## Job
Only the lines from the line with "Recreate this image" through the line with "39.85, 41.72, 43.58, 45.98, 49.08, 52.20];" should be copied, exactly as they appear, with both ends kept.

## Task material
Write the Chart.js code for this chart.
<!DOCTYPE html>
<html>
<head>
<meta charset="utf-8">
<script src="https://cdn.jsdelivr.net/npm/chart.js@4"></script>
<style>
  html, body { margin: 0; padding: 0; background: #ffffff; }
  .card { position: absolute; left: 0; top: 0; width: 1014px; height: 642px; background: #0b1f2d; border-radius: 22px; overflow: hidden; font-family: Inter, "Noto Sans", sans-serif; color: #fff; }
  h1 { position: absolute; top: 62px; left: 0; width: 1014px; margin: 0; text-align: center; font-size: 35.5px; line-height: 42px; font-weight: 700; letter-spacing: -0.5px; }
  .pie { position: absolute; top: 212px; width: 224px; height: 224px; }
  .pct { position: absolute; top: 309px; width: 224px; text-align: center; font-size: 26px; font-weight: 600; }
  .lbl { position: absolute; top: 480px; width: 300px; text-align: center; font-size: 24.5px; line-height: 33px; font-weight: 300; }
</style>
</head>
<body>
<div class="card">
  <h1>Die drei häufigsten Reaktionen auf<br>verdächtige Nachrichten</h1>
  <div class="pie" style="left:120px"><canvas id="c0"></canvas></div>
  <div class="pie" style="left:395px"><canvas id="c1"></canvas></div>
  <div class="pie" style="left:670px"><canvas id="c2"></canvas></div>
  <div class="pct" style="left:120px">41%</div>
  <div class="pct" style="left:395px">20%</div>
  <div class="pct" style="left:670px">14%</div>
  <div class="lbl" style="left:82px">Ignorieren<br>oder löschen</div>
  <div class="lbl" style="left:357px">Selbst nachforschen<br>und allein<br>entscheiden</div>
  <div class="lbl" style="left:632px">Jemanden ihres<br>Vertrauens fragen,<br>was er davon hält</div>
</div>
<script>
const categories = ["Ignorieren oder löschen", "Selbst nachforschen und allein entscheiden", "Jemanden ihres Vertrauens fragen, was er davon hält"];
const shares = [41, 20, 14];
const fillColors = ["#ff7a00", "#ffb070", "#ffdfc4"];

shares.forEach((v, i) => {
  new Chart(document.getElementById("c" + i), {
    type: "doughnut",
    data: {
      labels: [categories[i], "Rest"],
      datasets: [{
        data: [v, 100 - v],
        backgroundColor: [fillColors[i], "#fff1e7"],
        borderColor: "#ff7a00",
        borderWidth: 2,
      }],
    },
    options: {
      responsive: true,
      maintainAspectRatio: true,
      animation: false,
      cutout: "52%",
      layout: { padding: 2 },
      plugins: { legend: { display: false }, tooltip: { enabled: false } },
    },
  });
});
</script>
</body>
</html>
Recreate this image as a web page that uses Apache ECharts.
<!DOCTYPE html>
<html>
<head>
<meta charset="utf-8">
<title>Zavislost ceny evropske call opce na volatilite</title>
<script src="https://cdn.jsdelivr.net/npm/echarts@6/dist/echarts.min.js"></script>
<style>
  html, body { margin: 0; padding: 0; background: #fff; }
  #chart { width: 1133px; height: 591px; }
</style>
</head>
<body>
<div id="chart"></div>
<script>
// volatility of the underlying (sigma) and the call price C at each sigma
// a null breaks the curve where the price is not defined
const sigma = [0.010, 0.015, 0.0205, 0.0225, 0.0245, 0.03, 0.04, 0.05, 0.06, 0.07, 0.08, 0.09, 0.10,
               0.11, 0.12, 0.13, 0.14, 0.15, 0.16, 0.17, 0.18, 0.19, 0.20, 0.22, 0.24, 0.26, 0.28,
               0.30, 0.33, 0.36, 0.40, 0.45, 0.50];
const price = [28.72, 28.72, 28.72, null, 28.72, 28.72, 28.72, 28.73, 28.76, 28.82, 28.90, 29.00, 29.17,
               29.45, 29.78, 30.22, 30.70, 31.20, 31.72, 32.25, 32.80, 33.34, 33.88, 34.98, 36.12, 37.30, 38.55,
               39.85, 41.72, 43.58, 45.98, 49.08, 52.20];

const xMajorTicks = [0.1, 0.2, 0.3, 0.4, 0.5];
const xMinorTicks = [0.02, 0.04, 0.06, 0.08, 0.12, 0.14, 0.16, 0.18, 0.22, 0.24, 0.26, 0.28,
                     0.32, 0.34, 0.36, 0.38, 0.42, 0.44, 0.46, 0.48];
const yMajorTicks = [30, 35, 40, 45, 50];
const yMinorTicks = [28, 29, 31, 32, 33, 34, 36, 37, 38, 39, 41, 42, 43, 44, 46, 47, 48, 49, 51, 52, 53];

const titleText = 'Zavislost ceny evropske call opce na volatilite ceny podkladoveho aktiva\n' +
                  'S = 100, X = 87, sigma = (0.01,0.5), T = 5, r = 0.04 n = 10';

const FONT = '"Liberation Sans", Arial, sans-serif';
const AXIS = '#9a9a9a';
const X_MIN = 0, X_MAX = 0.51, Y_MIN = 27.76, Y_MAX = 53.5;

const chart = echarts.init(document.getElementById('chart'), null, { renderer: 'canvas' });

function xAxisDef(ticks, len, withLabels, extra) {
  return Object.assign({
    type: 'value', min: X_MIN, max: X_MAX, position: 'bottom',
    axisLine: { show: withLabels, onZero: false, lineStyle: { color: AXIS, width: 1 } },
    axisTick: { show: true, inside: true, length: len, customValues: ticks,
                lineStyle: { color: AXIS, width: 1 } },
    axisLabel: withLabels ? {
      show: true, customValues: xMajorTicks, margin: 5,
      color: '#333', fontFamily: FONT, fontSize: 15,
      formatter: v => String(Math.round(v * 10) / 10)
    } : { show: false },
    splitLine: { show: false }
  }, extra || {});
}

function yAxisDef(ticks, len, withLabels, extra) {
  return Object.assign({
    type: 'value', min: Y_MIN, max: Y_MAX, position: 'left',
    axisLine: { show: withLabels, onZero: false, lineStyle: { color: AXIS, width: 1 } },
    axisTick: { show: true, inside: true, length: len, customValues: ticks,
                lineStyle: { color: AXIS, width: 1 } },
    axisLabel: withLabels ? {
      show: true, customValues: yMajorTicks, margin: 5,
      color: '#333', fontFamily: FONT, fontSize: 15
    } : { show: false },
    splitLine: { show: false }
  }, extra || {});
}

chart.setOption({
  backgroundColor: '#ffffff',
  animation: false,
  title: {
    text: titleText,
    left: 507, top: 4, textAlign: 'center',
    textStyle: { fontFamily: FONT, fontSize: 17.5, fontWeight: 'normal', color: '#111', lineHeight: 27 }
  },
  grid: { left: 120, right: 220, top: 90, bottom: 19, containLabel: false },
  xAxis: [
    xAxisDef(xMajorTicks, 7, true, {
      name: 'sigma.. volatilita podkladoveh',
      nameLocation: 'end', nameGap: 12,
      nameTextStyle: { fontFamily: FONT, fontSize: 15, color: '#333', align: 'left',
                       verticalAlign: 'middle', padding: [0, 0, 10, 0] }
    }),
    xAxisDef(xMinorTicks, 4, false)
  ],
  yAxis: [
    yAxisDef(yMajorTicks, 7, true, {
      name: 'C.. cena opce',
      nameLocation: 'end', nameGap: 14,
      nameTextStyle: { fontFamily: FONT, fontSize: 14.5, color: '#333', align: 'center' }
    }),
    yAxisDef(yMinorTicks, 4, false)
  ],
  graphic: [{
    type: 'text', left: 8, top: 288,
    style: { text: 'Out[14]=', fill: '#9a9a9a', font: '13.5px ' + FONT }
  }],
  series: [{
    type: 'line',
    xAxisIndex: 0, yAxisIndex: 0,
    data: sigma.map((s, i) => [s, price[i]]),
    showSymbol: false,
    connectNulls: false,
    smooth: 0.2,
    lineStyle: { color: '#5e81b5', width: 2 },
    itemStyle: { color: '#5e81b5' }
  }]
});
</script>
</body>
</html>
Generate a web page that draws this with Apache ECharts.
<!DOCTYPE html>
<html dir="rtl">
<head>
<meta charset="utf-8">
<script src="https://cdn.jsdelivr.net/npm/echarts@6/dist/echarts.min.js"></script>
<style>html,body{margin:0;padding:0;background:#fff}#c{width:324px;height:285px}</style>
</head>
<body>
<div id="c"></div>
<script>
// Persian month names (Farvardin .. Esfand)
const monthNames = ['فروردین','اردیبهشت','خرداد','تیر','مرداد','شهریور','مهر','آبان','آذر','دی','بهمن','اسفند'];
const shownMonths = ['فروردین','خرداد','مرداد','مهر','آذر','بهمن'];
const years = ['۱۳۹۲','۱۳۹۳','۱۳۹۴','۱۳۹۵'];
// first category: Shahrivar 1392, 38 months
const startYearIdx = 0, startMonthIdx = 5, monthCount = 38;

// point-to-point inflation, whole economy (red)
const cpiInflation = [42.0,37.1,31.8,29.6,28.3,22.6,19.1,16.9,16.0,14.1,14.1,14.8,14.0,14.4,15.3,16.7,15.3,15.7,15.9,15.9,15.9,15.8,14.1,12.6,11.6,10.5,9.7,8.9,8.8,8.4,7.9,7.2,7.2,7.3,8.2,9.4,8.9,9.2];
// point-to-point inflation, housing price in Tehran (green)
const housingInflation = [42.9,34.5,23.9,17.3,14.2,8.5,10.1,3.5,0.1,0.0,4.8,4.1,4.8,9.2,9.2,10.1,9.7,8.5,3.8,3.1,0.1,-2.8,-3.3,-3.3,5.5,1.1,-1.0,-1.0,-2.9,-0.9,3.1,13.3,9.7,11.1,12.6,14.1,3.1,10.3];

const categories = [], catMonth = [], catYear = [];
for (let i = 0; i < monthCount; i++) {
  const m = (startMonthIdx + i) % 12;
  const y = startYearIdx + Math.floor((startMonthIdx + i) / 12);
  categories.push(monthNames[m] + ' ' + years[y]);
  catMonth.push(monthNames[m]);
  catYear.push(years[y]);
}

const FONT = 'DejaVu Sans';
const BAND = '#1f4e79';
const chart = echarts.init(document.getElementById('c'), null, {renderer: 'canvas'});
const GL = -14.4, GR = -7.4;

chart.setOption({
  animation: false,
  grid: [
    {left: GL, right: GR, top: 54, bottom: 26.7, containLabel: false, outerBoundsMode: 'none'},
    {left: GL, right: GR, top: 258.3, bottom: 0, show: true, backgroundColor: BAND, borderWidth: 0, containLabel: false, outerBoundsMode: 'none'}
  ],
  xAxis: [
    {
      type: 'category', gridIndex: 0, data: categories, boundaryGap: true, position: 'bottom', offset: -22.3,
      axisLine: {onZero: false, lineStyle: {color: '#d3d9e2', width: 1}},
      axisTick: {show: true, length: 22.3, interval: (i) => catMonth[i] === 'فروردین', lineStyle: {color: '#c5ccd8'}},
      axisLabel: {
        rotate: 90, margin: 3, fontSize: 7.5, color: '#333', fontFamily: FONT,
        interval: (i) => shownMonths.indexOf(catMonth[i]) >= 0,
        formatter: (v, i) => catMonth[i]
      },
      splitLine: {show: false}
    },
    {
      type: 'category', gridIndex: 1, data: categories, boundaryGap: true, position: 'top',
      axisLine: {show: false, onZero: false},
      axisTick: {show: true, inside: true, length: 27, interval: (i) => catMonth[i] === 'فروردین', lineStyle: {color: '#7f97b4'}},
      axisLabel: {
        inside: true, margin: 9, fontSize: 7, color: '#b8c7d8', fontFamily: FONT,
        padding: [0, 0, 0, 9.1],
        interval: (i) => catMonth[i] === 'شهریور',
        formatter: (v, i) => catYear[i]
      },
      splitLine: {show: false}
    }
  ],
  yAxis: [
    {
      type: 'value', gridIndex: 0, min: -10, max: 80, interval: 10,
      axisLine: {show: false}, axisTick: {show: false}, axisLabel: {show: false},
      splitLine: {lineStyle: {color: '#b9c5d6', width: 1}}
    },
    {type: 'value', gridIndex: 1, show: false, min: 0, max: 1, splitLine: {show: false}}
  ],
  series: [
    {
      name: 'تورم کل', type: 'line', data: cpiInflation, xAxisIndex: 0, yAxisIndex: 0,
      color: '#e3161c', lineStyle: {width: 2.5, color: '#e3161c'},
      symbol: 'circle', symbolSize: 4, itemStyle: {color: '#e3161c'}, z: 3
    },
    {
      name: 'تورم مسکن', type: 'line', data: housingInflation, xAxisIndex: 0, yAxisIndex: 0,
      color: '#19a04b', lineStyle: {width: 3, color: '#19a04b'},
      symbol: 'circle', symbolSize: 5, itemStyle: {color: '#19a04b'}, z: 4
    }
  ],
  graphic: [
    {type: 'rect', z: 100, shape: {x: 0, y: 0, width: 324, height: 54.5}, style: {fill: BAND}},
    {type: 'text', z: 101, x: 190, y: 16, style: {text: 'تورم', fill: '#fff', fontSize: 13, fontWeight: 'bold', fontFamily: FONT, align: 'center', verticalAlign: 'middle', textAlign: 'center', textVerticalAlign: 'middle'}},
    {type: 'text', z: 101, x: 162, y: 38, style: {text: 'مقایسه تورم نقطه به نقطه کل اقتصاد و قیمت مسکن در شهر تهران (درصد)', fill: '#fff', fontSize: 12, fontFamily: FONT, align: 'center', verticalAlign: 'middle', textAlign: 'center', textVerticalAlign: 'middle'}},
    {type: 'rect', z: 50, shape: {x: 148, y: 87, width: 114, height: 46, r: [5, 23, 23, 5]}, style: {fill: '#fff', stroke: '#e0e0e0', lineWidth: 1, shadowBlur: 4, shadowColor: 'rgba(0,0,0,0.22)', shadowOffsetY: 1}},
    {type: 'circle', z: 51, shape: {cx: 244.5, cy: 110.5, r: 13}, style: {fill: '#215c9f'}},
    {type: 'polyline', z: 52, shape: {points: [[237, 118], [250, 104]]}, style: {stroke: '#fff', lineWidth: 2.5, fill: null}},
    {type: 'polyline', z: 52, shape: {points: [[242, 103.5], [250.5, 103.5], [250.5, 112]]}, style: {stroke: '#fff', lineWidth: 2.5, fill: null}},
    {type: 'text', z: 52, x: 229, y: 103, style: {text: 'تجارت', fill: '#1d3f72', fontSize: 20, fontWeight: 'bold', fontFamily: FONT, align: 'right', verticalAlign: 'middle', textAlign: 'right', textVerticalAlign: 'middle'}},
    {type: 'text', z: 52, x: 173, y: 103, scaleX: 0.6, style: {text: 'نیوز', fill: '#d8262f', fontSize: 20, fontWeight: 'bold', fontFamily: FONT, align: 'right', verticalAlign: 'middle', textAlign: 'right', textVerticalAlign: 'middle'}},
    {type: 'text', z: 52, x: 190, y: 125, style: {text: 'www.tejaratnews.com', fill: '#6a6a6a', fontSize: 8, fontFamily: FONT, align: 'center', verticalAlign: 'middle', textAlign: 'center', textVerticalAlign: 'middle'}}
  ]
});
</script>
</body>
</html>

## The response
Recreate this image as a web page that uses Apache ECharts.
<!DOCTYPE html>
<html>
<head>
<meta charset="utf-8">
<title>Zavislost ceny evropske call opce na volatilite</title>
<script src="https://cdn.jsdelivr.net/npm/echarts@6/dist/echarts.min.js"></script>
<style>
  html, body { margin: 0; padding: 0; background: #fff; }
  #chart { width: 1133px; height: 591px; }
</style>
</head>
<body>
<div id="chart"></div>
<script>
// volatility of the underlying (sigma) and the call price C at each sigma
// a null breaks the curve where the price is not defined
const sigma = [0.010, 0.015, 0.0205, 0.0225, 0.0245, 0.03, 0.04, 0.05, 0.06, 0.07, 0.08, 0.09, 0.10,
               0.11, 0.12, 0.13, 0.14, 0.15, 0.16, 0.17, 0.18, 0.19, 0.20, 0.22, 0.24, 0.26, 0.28,
               0.30, 0.33, 0.36, 0.40, 0.45, 0.50];
const price = [28.72, 28.72, 28.72, null, 28.72, 28.72, 28.72, 28.73, 28.76, 28.82, 28.90, 29.00, 29.17,
               29.45, 29.78, 30.22, 30.70, 31.20, 31.72, 32.25, 32.80, 33.34, 33.88, 34.98, 36.12, 37.30, 38.55,
               39.85, 41.72, 43.58, 45.98, 49.08, 52.20];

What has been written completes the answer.